The movie is faithful to Marie Antoinette’s hedonist leaps into decadence and, for what it’s worth, a visual feast of colours, sumptuous locations, decadent fashions and a soundtrack that itself alone is a mini-leap into musical history past and present. But when Bow Wow Wow’s “I Want Candy” and a sequence of Marie Antoinette’s escapades into the French capital add up to the essence of Coppola’s film, you know something has been forgone as a result of that. In this case, it’s, sadly, plot development.
If there is something Coppola got right, it was the casting. Kirsten Dunst is the quintessential French queen, her pale-skinned charms and effortless expressions providing the right canvas for the limited emotive competence of her role.
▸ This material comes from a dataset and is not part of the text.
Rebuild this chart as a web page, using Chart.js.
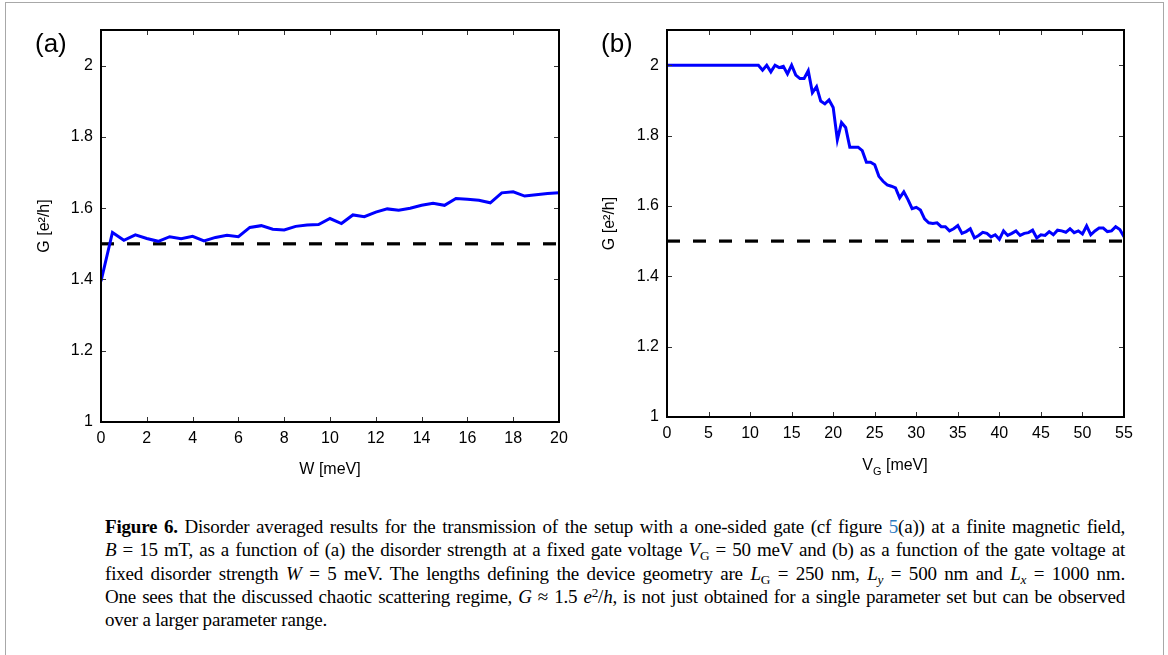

But for someone who is never required to deliver a sentence more than half a dozen words long, it can’t be that hard.
I’m sure Coppola’s punky take on the period drama will go down well with the Popworld-generation, but for the rest of us, there is little left to munch on. Essentially a movie about nothing, Coppola has sidestepped any political or cultural reference to Marie Antoinette’s time in Versailles. As a consequence, she comes across as a spoiled brat with nothing but parties and boys on her mind.
Having said all that, may I suggest Coppola’s next project? She should take on the music video for a while, and save her talents for something more substantial.